2020 Fiscal Year Annual Research Report
最貧困層の季節的脆弱性とその克服法の検証:多頻度データと経済実験による接近
Project/Area Number |
17H04548
|
Research Institution | National Graduate Institute for Policy Studies |
Principal Investigator |
高橋 和志 政策研究大学院大学, 政策研究科, 教授 (90450551)
|
Co-Investigator(Kenkyū-buntansha) |
後藤 潤 神戸大学, 経済学研究科, 講師 (30732432)
高野 久紀 京都大学, 経済学研究科, 准教授 (40450548)
會田 剛史 独立行政法人日本貿易振興機構アジア経済研究所, 開発研究センターミクロ経済分析研究グループ, 研究員 (40772645)

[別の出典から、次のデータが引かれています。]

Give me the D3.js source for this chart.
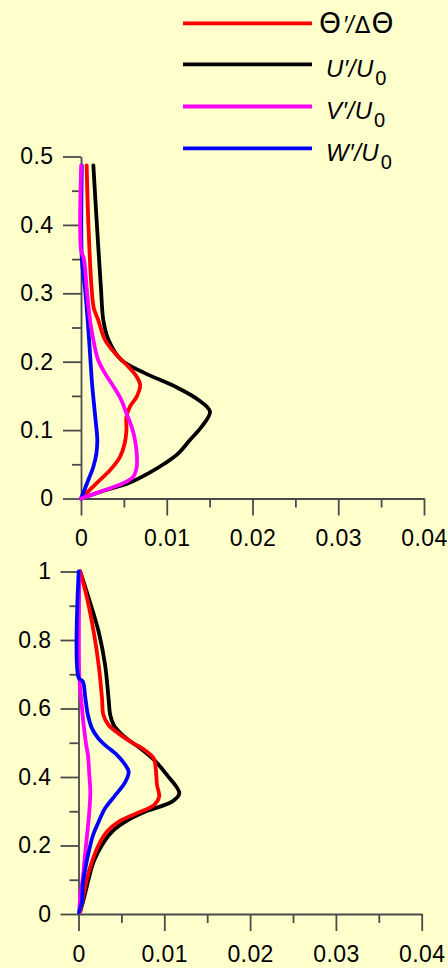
<!DOCTYPE html>
<html>
<head>
<meta charset="utf-8">
<script src="https://cdn.jsdelivr.net/npm/d3@7"></script>
<style>
  html, body { margin: 0; padding: 0; background: #ffffcc; }
  svg { display: block; }
  text { font-family: "Liberation Sans", Arial, sans-serif; }
</style>
</head>
<body>
<svg id="chart" width="448" height="968"></svg>
<script>
// Profiles: each point is [height, value]
const topTheta = [[0.487,0.00066],[0.405,0.00085],[0.307,0.00124],[0.278,0.0015],[0.261,0.0020],[0.232,0.0028],[0.212,0.0040],[0.193,0.0055],[0.178,0.0065],[0.166,0.0069],[0.149,0.0065],[0.134,0.0057],[0.1196,0.0053],[0.100,0.0053],[0.0807,0.0051],[0.061,0.00455],[0.0417,0.0034],[0.0222,0.0018],[0,0]];
const topU = [[0.487,0.00144],[0.405,0.00183],[0.307,0.00233],[0.261,0.0026],[0.232,0.0032],[0.2025,0.0047],[0.183,0.0075],[0.1635,0.011],[0.144,0.0137],[0.127,0.01504],[0.105,0.01407],[0.0855,0.0127],[0.066,0.01135],[0.0515,0.0098],[0.0368,0.00785],[0.0222,0.0055],[0.0124,0.0029],[0,0]];
const topV = [[0.487,0.00002],[0.362,0.00002],[0.352,0.0003],[0.340,0.00045],[0.307,0.00066],[0.261,0.00105],[0.232,0.00144],[0.2025,0.0020],[0.183,0.0028],[0.1635,0.0038],[0.144,0.0047],[0.1245,0.0053],[0.105,0.0059],[0.0855,0.0063],[0.066,0.0065],[0.0464,0.0065],[0.032,0.0061],[0.0222,0.0049],[0.0124,0.0028],[0,0]];
const topW = [[0.487,0.0001],[0.35,0.0001],[0.307,0.00047],[0.261,0.00078],[0.212,0.00105],[0.1635,0.00132],[0.1147,0.0017],[0.0855,0.0019],[0.066,0.0018],[0.0464,0.00144],[0.027,0.00085],[0.0124,0.0004],[0,0]];

const botTheta = [[1.0,0.0002],[0.922,0.0010],[0.824,0.00177],[0.727,0.00235],[0.63,0.00274],[0.581,0.0029],[0.552,0.0035],[0.523,0.0049],[0.498,0.0064],[0.484,0.0074],[0.4545,0.00876],[0.425,0.0090],[0.377,0.00915],[0.3425,0.0094],[0.318,0.0088],[0.294,0.0068],[0.2695,0.0047],[0.240,0.0033],[0.2015,0.00235],[0.153,0.00157],[0.104,0.0010],[0.055,0.0006],[0.007,0.0002]];
const botU = [[1.0,0.0002],[0.922,0.0012],[0.824,0.00235],[0.727,0.0031],[0.63,0.0035],[0.581,0.0037],[0.552,0.0041],[0.523,0.0051],[0.498,0.0064],[0.484,0.0072],[0.445,0.0090],[0.406,0.0103],[0.352,0.01175],[0.328,0.0109],[0.299,0.0078],[0.2695,0.00546],[0.240,0.0039],[0.2015,0.00274],[0.153,0.00177],[0.104,0.0012],[0.055,0.00072],[0.007,0.0002]];
const botV = [[1.0,0.0001],[0.69,0.0001],[0.63,0.0003],[0.552,0.0006],[0.498,0.00087],[0.464,0.0011],[0.406,0.00126],[0.357,0.00138],[0.299,0.00126],[0.2307,0.0010],[0.163,0.00072],[0.104,0.0005],[0.055,0.0002],[0.005,0.0001]];
const botW = [[1.0,0.00002],[0.69,0.00002],[0.679,0.0005],[0.63,0.0008],[0.581,0.0011],[0.542,0.00157],[0.513,0.0023],[0.493,0.0031],[0.464,0.0045],[0.435,0.00546],[0.4155,0.00585],[0.386,0.00546],[0.347,0.0043],[0.3086,0.0031],[0.2695,0.00235],[0.2307,0.0017],[0.182,0.0012],[0.133,0.0008],[0.0847,0.0005],[0.036,0.0004],[0.0175,0.0002],[0.005,0.00005]];

const xMajor = [0, 0.01, 0.02, 0.03, 0.04];
const xMinor = [0.005, 0.015, 0.025, 0.035];
const topYMajor = [0, 0.1, 0.2, 0.3, 0.4, 0.5];
const topYMinor = [0.05, 0.15, 0.25, 0.35, 0.45];
const botYMajor = [0, 0.2, 0.4, 0.6, 0.8, 1];
const botYMinor = [0.1, 0.3, 0.5, 0.7, 0.9];

const colors = { theta: "#ff0000", u: "#000000", v: "#ff00ff", w: "#0000ff" };
const axisColor = "#4a4a4a";
const tickFont = 23;

const svg = d3.select("#chart");
svg.append("rect").attr("width", 448).attr("height", 968).attr("fill", "#ffffcc");

function fmt(d) { return d === 0 ? "0" : String(d); }

function drawPanel(opts) {
  const x = d3.scaleLinear().domain([0, 0.04]).range(opts.xRange);
  const y = d3.scaleLinear().domain(opts.yDomain).range(opts.yRange);
  const g = svg.append("g");

  // minor ticks
  g.append("g").attr("transform", `translate(0,${y(0)})`)
    .call(d3.axisBottom(x).tickValues(xMinor).tickSize(9).tickFormat(""))
    .call(a => a.select(".domain").remove());
  g.append("g").attr("transform", `translate(${x(0)},0)`)
    .call(d3.axisLeft(y).tickValues(opts.yMinor).tickSize(9).tickFormat(""))
    .call(a => a.select(".domain").remove());
  // major ticks
  g.append("g").attr("transform", `translate(0,${y(0)})`)
    .call(d3.axisBottom(x).tickValues(xMajor).tickSize(17).tickSizeOuter(0).tickPadding(14.5).tickFormat(fmt));
  g.append("g").attr("transform", `translate(${x(0)},0)`)
    .call(d3.axisLeft(y).tickValues(opts.yMajor).tickSize(18).tickSizeOuter(0).tickPadding(opts.yPad).tickFormat(fmt));

  g.selectAll(".domain, .tick line").attr("stroke", axisColor).attr("stroke-width", 1.8);
  g.selectAll(".tick text").attr("fill", "#000").attr("font-size", tickFont)
    .attr("letter-spacing", 0.4)
    .attr("font-family", "'Liberation Sans', Arial, sans-serif");

  const line = d3.line()
    .x(d => x(d[1]))
    .y(d => y(d[0]))
    .curve(d3.curveCatmullRom.alpha(0.5));

  opts.series.forEach(s => {
    g.append("path").datum(s.data)
      .attr("fill", "none")
      .attr("stroke", s.color)
      .attr("stroke-width", 3.8)
      .attr("stroke-linejoin", "round")
      .attr("stroke-linecap", "round")
      .attr("d", line);
  });
}

drawPanel({
  xRange: [81, 424], yDomain: [0, 0.5], yRange: [498.5, 156.5],
  yMajor: topYMajor, yMinor: topYMinor, yPad: 9.5,
  series: [
    { data: topU, color: colors.u },
    { data: topTheta, color: colors.theta },
    { data: topW, color: colors.w },
    { data: topV, color: colors.v }
  ]
});

drawPanel({
  xRange: [78.5, 421.7], yDomain: [0, 1], yRange: [914, 571.5],
  yMajor: botYMajor, yMinor: botYMinor, yPad: 9,
  series: [
    { data: botU, color: colors.u },
    { data: botTheta, color: colors.theta },
    { data: botV, color: colors.v },
    { data: botW, color: colors.w }
  ]
});

// Legend
const legendItems = [
  { key: "theta", y: 23.3 },
  { key: "u", y: 64.3, letter: "U" },
  { key: "v", y: 106.5, letter: "V" },
  { key: "w", y: 148.3, letter: "W" }
];
const leg = svg.append("g");
legendItems.forEach(it => {
  leg.append("line")
    .attr("x1", 183).attr("x2", 312)
    .attr("y1", it.y).attr("y2", it.y)
    .attr("stroke", colors[it.key]).attr("stroke-width", 3.8);
  if (it.key === "theta") {
    const t = leg.append("text").attr("x", 319).attr("y", it.y + 9.5).attr("fill", "#000");
    t.append("tspan").attr("font-size", 28).attr("font-family", "'DejaVu Sans', sans-serif").text("Θ");
    t.append("tspan").attr("font-size", 23).attr("font-style", "italic").attr("dx", 2).text("′/");
    t.append("tspan").attr("font-size", 23).attr("font-family", "'DejaVu Sans', sans-serif").attr("dx", 1).text("Δ");
    t.append("tspan").attr("font-size", 28).attr("font-family", "'DejaVu Sans', sans-serif").attr("dx", 1).text("Θ");
  } else {
    const t = leg.append("text").attr("x", 326).attr("y", it.y + 12.5).attr("fill", "#000").attr("font-size", 24);
    t.append("tspan").attr("font-style", "italic").attr("letter-spacing", 0.5).text(it.letter + "′/U");
    t.append("tspan").attr("font-size", 20).attr("dx", 1.5).attr("dy", 8.3).text("0");
  }
});
</script>
</body>
</html>
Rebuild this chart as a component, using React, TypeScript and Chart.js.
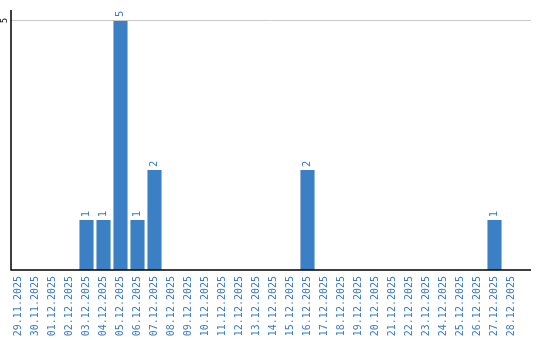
import React, { useEffect, useRef } from "react";
import { Chart, registerables } from "chart.js";

Chart.register(...registerables);

const dates = [
  "29.11.2025", "30.11.2025", "01.12.2025", "02.12.2025", "03.12.2025", "04.12.2025",
  "05.12.2025", "06.12.2025", "07.12.2025", "08.12.2025", "09.12.2025", "10.12.2025",
  "11.12.2025", "12.12.2025", "13.12.2025", "14.12.2025", "15.12.2025", "16.12.2025",
  "17.12.2025", "18.12.2025", "19.12.2025", "20.12.2025", "21.12.2025", "22.12.2025",
  "23.12.2025", "24.12.2025", "25.12.2025", "26.12.2025", "27.12.2025", "28.12.2025",
];
const counts = [0, 0, 0, 0, 1, 1, 5, 1, 2, 0, 0, 0, 0, 0, 0, 0, 0, 2, 0, 0, 0, 0, 0, 0, 0, 0, 0, 0, 1, 0];
const yTicks = [5];

const BAR = "#3b7fc4";
const TXT = "#3a7bc4";

const extrasPlugin = {
  id: "extras",
  afterDraw(chart: any) {
    const ctx = chart.ctx;
    const area = chart.chartArea;
    const y = chart.scales.y;
    const rightEnd = area.right + 11;
    ctx.save();
    for (const v of yTicks) {
      const py = Math.round(y.getPixelForValue(v)) + 0.5;
      ctx.strokeStyle = "#c8c8c8";
      ctx.lineWidth = 1;
      ctx.beginPath();
      ctx.moveTo(area.left, py);
      ctx.lineTo(rightEnd, py);
      ctx.stroke();
      ctx.save();
      ctx.translate(5, py);
      ctx.rotate(-Math.PI / 2);
      ctx.fillStyle = "#000";
      ctx.font = "8px 'DejaVu Sans'";
      ctx.textAlign = "center";
      ctx.textBaseline = "middle";
      ctx.fillText(String(v), 0, 0);
      ctx.restore();
    }
    ctx.strokeStyle = "#000";
    ctx.lineWidth = 1.5;
    ctx.beginPath();
    ctx.moveTo(area.left + 1, area.top);
    ctx.lineTo(area.left + 1, area.bottom);
    ctx.lineTo(rightEnd, area.bottom);
    ctx.stroke();
    const meta = chart.getDatasetMeta(0);
    ctx.fillStyle = TXT;
    ctx.font = "10px 'DejaVu Sans'";
    meta.data.forEach((bar: any, i: number) => {
      const v = counts[i];
      if (!v) return;
      ctx.save();
      ctx.translate(bar.x, bar.y - 3);
      ctx.rotate(-Math.PI / 2);
      ctx.textAlign = "left";
      ctx.textBaseline = "middle";
      ctx.fillText(String(v), 0, 0);
      ctx.restore();
    });
    ctx.restore();
  },
};

export default function App() {
  const ref = useRef<HTMLCanvasElement>(null);
  useEffect(() => {
    document.body.style.margin = "0";
    const chart = new Chart(ref.current!, {
      type: "bar",
      data: {
        labels: dates,
        datasets: [
          {
            data: counts,
            backgroundColor: BAR,
            borderWidth: 0,
            barPercentage: 0.83,
            categoryPercentage: 1,
          },
        ],
      },
      options: {
        animation: false,
        responsive: false,
        layout: { padding: { left: 10, top: 10, right: 20, bottom: 0 } },
        plugins: { legend: { display: false }, tooltip: { enabled: false } },
        scales: {
          x: {
            grid: { display: false, drawTicks: false },
            border: { display: false },
            afterFit: (s: any) => {
              s.height = 70;
            },
            ticks: {
              minRotation: 90,
              maxRotation: 90,
              autoSkip: false,
              padding: 6,
              color: TXT,
              font: { family: "'DejaVu Sans Mono'", size: 10 },
            },
          },
          y: {
            min: 0,
            max: 5.2,
            afterFit: (s: any) => {
              s.width = 0;
            },
            ticks: { display: false },
            grid: { display: false, drawTicks: false },
            border: { display: false },
          },
        },
      },
      plugins: [extrasPlugin],
    });
    return () => chart.destroy();
  }, []);
  return (
    <div style={{ width: 540, height: 340 }}>
      <canvas ref={ref} width={540} height={340} />
    </div>
  );
}
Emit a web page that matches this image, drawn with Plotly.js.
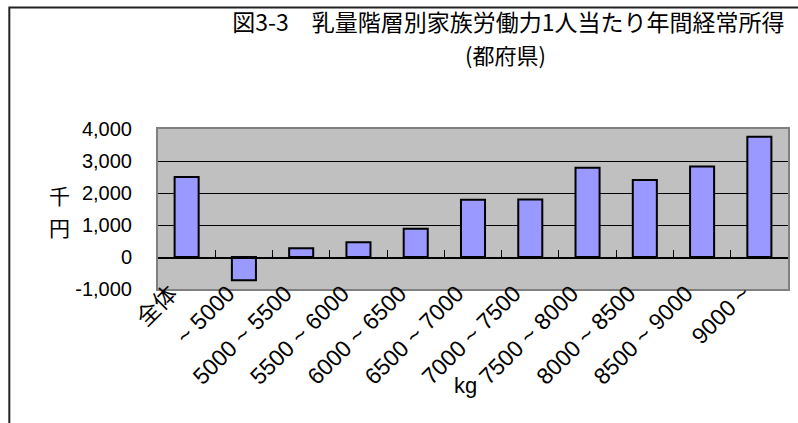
<!DOCTYPE html>
<html>
<head>
<meta charset="utf-8">
<script src="https://cdn.plot.ly/plotly-3.0.1.min.js"></script>
<style>html,body{margin:0;padding:0;background:#fff;}#chart{width:798px;height:423px;}</style>
</head>
<body>
<div id="chart"></div>
<script>
const categories = ["全体", "~ 5000", "5000 ~ 5500", "5500 ~ 6000", "6000 ~ 6500", "6500 ~ 7000", "7000 ~ 7500", "7500 ~ 8000", "8000 ~ 8500", "8500 ~ 9000", "9000 ~"];
const income = [2500, -730, 270, 460, 885, 1790, 1800, 2790, 2405, 2830, 3760];
const yTicks = [-1000, 0, 1000, 2000, 3000, 4000];
const yTickLabels = ["-1,000", "0", "1,000", "2,000", "3,000", "4,000"];
const titleLine1 = "図3-3　乳量階層別家族労働力1人当たり年間経常所得";
const titleLine2 = "(都府県)";
const yUnitChars = ["千", "円"];
const xUnit = "kg";

const yMin = -1000, yMax = 4000;

const traces = [
  {
    type: "bar",
    x: categories,
    y: income,
    marker: {color: "#9999FF", line: {color: "#000000", width: 2}},
    hoverinfo: "skip"
  },
  {
    type: "scatter",
    mode: "markers",
    x: categories,
    y: income,
    xaxis: "x2",
    marker: {opacity: 0},
    hoverinfo: "skip",
    showlegend: false
  }
];

const annotations = yUnitChars.map((c, i) => ({
  text: c, xref: "paper", yref: "paper", x: -0.156, y: 0.59 - i * 0.2,
  xanchor: "center", yanchor: "middle", showarrow: false,
  font: {family: "Noto Sans CJK JP, sans-serif", size: 21, color: "#000"}
}));
annotations.push({text: xUnit, xref: "paper", yref: "paper", x: 0.488, y: -0.6, xanchor: "center", yanchor: "middle",
  showarrow: false, font: {size: 22, color: "#000"}});
annotations.push({text: titleLine2, xref: "paper", yref: "paper", x: 0.552, y: 1.467, xanchor: "center", yanchor: "middle",
  showarrow: false, font: {family: "Noto Sans CJK JP, sans-serif", size: 22, color: "#000"}});

const layout = {
  width: 798, height: 423,
  margin: {l: 158, r: 10, t: 129, b: 134},
  paper_bgcolor: "#ffffff",
  plot_bgcolor: "#C0C0C0",
  showlegend: false,
  bargap: 0.58,
  font: {family: "Liberation Sans, Arial, Noto Sans CJK JP, sans-serif", color: "#000"},
  title: {
    text: titleLine1,
    x: 0.637, xanchor: "center", xref: "container",
    y: 0.945, yanchor: "middle", yref: "container",
    font: {family: "Noto Sans CJK JP, sans-serif", size: 23, color: "#000"}
  },
  xaxis: {
    type: "category",
    range: [-0.5, categories.length - 0.5],
    tickangle: -45,
    ticks: "",
    ticklabelshift: -16,
    ticklabelstandoff: -20,
    showgrid: false,
    zeroline: false,
    showline: true, mirror: true, linecolor: "#808080", linewidth: 2,
    tickfont: {size: 23, family: "Liberation Sans, Arial, Noto Sans CJK JP, sans-serif"}
  },
  xaxis2: {
    type: "category",
    overlaying: "x",
    anchor: "free",
    position: (0 - yMin) / (yMax - yMin),
    range: [-0.5, categories.length - 0.5],
    showline: true, linecolor: "#000", linewidth: 1.5,
    ticks: "inside", ticklen: 7, tickcolor: "#000", tickwidth: 1,
    tickson: "boundaries",
    showticklabels: false,
    showgrid: false,
    zeroline: false
  },
  yaxis: {
    range: [yMin, yMax],
    tickvals: yTicks,
    ticktext: yTickLabels,
    ticks: "inside", ticklen: 7, tickcolor: "#000",
    ticklabelstandoff: 20,
    showgrid: true, gridcolor: "#000", gridwidth: 1,
    zeroline: false,
    showline: true, mirror: true, linecolor: "#808080", linewidth: 2,
    tickfont: {size: 20}
  },
  annotations: annotations,
  shapes: [
    {type: "rect", xref: "paper", yref: "paper", x0: -0.236, x1: 1.5, y0: -3, y1: 1.76,
     line: {color: "#222", width: 2}, layer: "below"}
  ]
};

Plotly.newPlot("chart", traces, layout, {displayModeBar: false, staticPlot: true});
</script>
</body>
</html>
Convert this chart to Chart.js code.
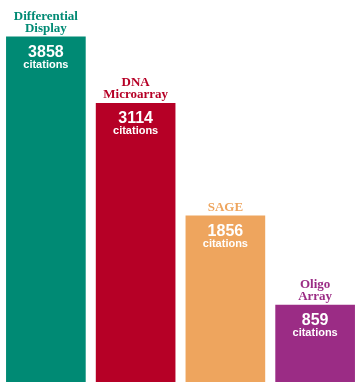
<!DOCTYPE html>
<html>
<head>
<meta charset="utf-8">
<script src="https://cdn.jsdelivr.net/npm/chart.js@4"></script>
<style>
  html, body { margin: 0; padding: 0; background: #fff; }
  #wrap { width: 360px; height: 388px; }
</style>
</head>
<body>
<div id="wrap"><canvas id="barChart"></canvas></div>
<script>
const methods = [['Differential', 'Display'], ['DNA', 'Microarray'], ['SAGE'], ['Oligo', 'Array']];
const citations = [3858, 3114, 1856, 859];
const barColors = ['#008a74', '#b60026', '#eea55e', '#9b2c85'];

// writes the method name above each bar and the count inside it
const barLabels = {
    id: 'barLabels',
    afterDatasetsDraw(chart) {
        const ctx = chart.ctx;
        const meta = chart.getDatasetMeta(0);
        ctx.save();
        ctx.textAlign = 'center';
        ctx.textBaseline = 'alphabetic';
        meta.data.forEach((bar, i) => {
            const x = bar.x;
            const top = bar.y;
            const lines = methods[i];
            ctx.fillStyle = barColors[i];
            ctx.font = 'bold 13px "Liberation Serif", "Times New Roman", serif';
            lines.forEach((line, j) => {
                ctx.fillText(line, x, top - 5 - (lines.length - 1 - j) * 12);
            });
            ctx.fillStyle = '#fff';
            ctx.font = 'bold 16px "Liberation Sans", Arial, sans-serif';
            ctx.fillText(String(citations[i]), x, top + 20);
            ctx.font = 'bold 11px "Liberation Sans", Arial, sans-serif';
            ctx.fillText('citations', x, top + 31);
        });
        ctx.restore();
    },
};

const el = document.getElementById('barChart');

if (el) {
    new Chart(el, {
        type: 'bar',
        data: {
            labels: methods.map(m => m.join(' ')),
            datasets: [
                {
                    data: citations,
                    backgroundColor: barColors,
                    borderWidth: 0,
                    barThickness: 79,
                },
            ],
        },
        options: {
            responsive: true,
            maintainAspectRatio: false,
            animation: false,
            layout: { padding: { top: 24, bottom: 6, left: 1, right: 0 } },
            plugins: {
                legend: { display: false },
                tooltip: { enabled: false },
            },
            scales: {
                x: { display: false },
                y: { display: false, min: 0, max: 4000 },
            },
        },
        plugins: [barLabels],
    });
}
</script>
</body>
</html>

黒崎 卓 一橋大学, 経済研究所, 教授 (90293159)
|
Project Period (FY) |
2017-04-01 – 2022-03-31
|
Keywords | 消費平準化 / 貧困 / バングラデシュ / ランダム化比較試験 |
Outline of Annual Research Achievements |
本研究では、バングラデシュの極貧層を対象として、消費の季節的脆弱性に関する実証分析を実施する。 まず、2018年から2020年にかけて、年間を通じた消費の変動を調べるために、バングラデシュ北部の180の家計を対象に、2週間に1度、簡易生計調査を実施した。1年目(2018-2019年)の分析の結果、9月と10月の農閑期に特に消費の落ち込みが激しいことが判明したため、2年目(2019-2020年)には、年間の中で消費の落ち込みが最も激しい農閑期(10月から12月)までの貯蓄を促進するランダム化比較試験を、現地のNGOと協力して実施した。その結果、貯蓄へのアクセスを促すことで、農閑期の消費の落ち込みが少なくなることが判明した。特に、サンプル貧困層の消費の7割程度を占める食糧消費(なかでもタンパク質摂取)において、10%ほどの改善が見られた。このように貯蓄へのアクセスによる消費上昇効果はあったものの、その効果は非常に短命で、農閑期を越えて持続するほどではなかった。現在はこの結果を軸とした論文の第一次ドラフトを書き終えており、順次、学会等で発表・改訂し、最終的に学術誌への掲載を目指す。 2020年度はコロナの広がりにより、年間を通じた定期調査の実施は困難となったが、10月から12月のコロナ前後の農閑期の落ち込みを調べるために、その間の家計調査は継続した。現在はまだ収集データの分析の途中であるが、暫定的には、コロナ禍のもとでの農閑期の消費の落ち込みは例年と比べて、特に激しくないことがわかっている。
|
Current Status of Research Progress |
Current Status of Research Progress
3: Progress in research has been slightly delayed.
Reason
コロナの広がりにより当初の予定通りには現地調査ができなかったが、現地のカウンターパートとの密なコミュニケーションを通じて、次年度以降も継続して家計調査を実施する。
|
Strategy for Future Research Activity |
今後は収集データの分析を進め、論文の学術誌投稿を目指す。